Audio data is binary data. You can read the binary data directly from a gRPC response; however, JSON is used when responding to a REST request. Because JSON is a text format that does not directly support binary data, Text-to-Speech returns a response string encoded in Base64 . You must convert the base64-encoded text data from the response to binary before you can play it on a device.

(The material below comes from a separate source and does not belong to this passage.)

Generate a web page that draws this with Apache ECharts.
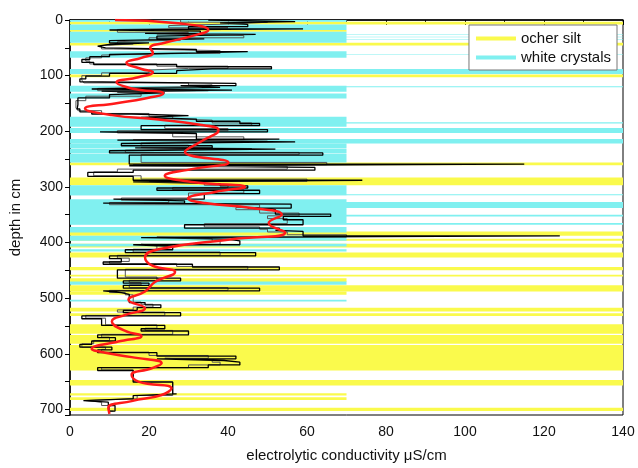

JSON responses from the Text-to-Speech include base64-encoded audio
content in the audioContent
field. For example:
{ "audioContent": " //NExAARqoIIAAhEuWAAAGNmBGMY4EBcxvABAXBPmPIAF//yAuh9Tn5CEap3/o... " }
To decode base64 into an audio file:
Linux
-
Copy only the base-64 encoded content into a text file.
-
Decode the source text file using the base64 command line tool by using the
-d
flag:
$ base64 SOURCE_BASE64_TEXT_FILE -d > DESTINATION_AUDIO_FILE
Mac OSX
-
Copy only the base-64 encoded content into a text file.
-
Decode the source text file using the base64 command line tool:
$ base64 --decode -i SOURCE_BASE64_TEXT_FILE > DESTINATION_AUDIO_FILE
Windows
-
Copy only the base-64 encoded content into a text file.
-
Decode the source text file using the
certutil
command.
certutil -decode SOURCE_BASE64_TEXT_FILE
DESTINATION_AUDIO_FILE